I'm not really sure why I had this rated as a 3 1/2 without a review. I think it might have been one of those movies that I just gut-rated when I first joined Letterboxd, but I'm pretty sure I hadn't seen it in at least 15 years or so. We just saw an afternoon/brunch screening of it at the local Alamo Drafthouse, and it is every bit the classic masterpiece that it has the reputation of being.

Bogart is actually my least favorite part of this movie, and rather than being a Bogart/Bergman film, it works best to me as an amazing ensemble. All of the actors in this — Rains, Henried, Veidt, Lorre, and all the smaller roles from Sam to Yvonne to Sascha the bartender to Karl the accountant to the pickpocket guy — give this world a lot more life than a studio production of this era typically provides.
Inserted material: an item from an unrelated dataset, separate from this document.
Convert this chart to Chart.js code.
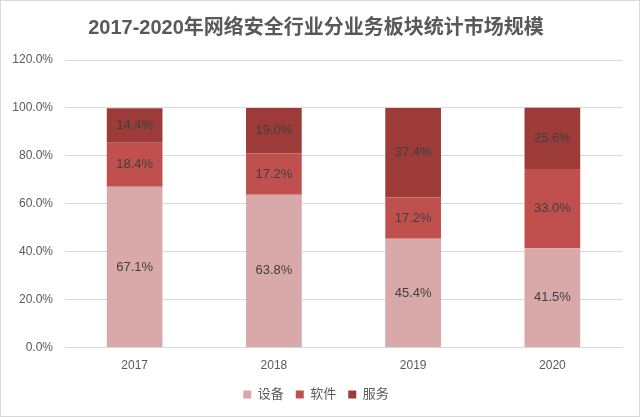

I had forgotten about most of these characters, to be honest, and watching it on the big screen oddly enough helped me appreciate their performances more.

The story is so refined, so clean, so perfect that, since it's been referenced and quoted and parodied so many times in the past eight decades, that we can easily forget how well-crafted it is. Which is a miracle, given its production. The final version that made it to screen has no flab at all, nothing unnecessary at all. As Peter Bogdanovich once said, it — and The Third Man — are the perfect non-auteur movies. For the first time, maybe, I fully understood what that meant. It's not a grand directorly vision we're watching here, we're just seeing a bunch of people all working at their prime, on a well-written script, and under the direction of a pro.

Great movie. Watch it again if you haven't seen it in a while, ideally with an audience.